## start

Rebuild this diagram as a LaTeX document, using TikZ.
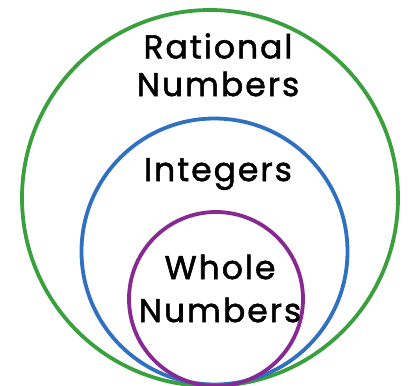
\documentclass[tikz,border=0pt]{standalone}
\usepackage{fontspec}
\setmainfont{Poppins}[LetterSpace=6,FakeBold=1.6]
\definecolor{ringgreen}{RGB}{58,160,62}
\definecolor{ringblue}{RGB}{48,112,192}
\definecolor{ringpurple}{RGB}{134,42,146}
\begin{document}
\begin{tikzpicture}[x=1pt,y=-1pt,
  ring/.style={line width=3.8pt},
  lbl/.style={font=\fontsize{33}{35}\selectfont, text=black, inner sep=0pt, align=center}]
\useasboundingbox (0,0) rectangle (408,386);
\fill[white] (0,0) rectangle (408,386);
\begin{scope}
\clip (0,0) rectangle (408,386);
\draw[ring, ringgreen] (210,198) circle (188);
\draw[ring, ringblue] (214.5,251.5) circle (133);
\draw[ring, ringpurple] (216,299) circle (87);
\end{scope}
\node[lbl] (rat) at (218,46) {Rational};
\node[lbl] (ratn) at (218,84) {Numbers};
\node[lbl] (int) at (218,174) {Integers};
\node[lbl] (who) at (220,267) {Whole};
\node[lbl] (whon) at (220,310) {Numbers};
\end{tikzpicture}
\end{document}
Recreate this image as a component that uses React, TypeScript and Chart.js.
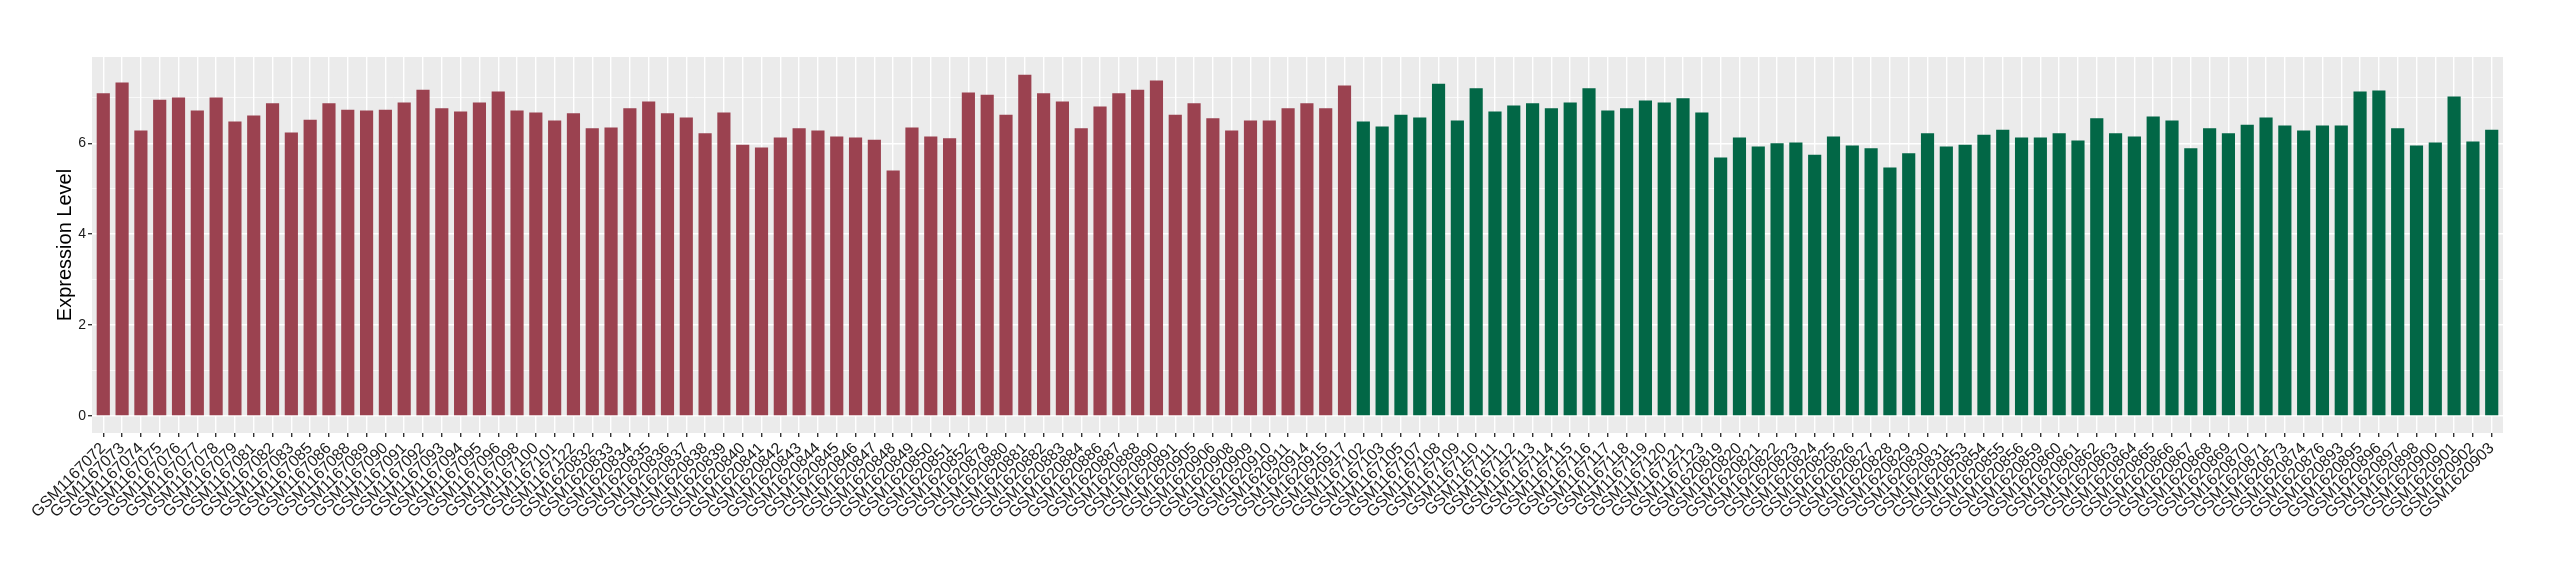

## end

▶ Task statement: Without including the pictures, return each record above exactly as it stands.

▶ Output of the exercise:
Rebuild this diagram as a LaTeX document, using TikZ.
\documentclass[tikz,border=0pt]{standalone}
\usepackage{fontspec}
\setmainfont{Poppins}[LetterSpace=6,FakeBold=1.6]
\definecolor{ringgreen}{RGB}{58,160,62}
\definecolor{ringblue}{RGB}{48,112,192}
\definecolor{ringpurple}{RGB}{134,42,146}
\begin{document}
\begin{tikzpicture}[x=1pt,y=-1pt,
  ring/.style={line width=3.8pt},
  lbl/.style={font=\fontsize{33}{35}\selectfont, text=black, inner sep=0pt, align=center}]
\useasboundingbox (0,0) rectangle (408,386);
\fill[white] (0,0) rectangle (408,386);
\begin{scope}
\clip (0,0) rectangle (408,386);
\draw[ring, ringgreen] (210,198) circle (188);
\draw[ring, ringblue] (214.5,251.5) circle (133);
\draw[ring, ringpurple] (216,299) circle (87);
\end{scope}
\node[lbl] (rat) at (218,46) {Rational};
\node[lbl] (ratn) at (218,84) {Numbers};
\node[lbl] (int) at (218,174) {Integers};
\node[lbl] (who) at (220,267) {Whole};
\node[lbl] (whon) at (220,310) {Numbers};
\end{tikzpicture}
\end{document}
Recreate this image as a component that uses React, TypeScript and Chart.js.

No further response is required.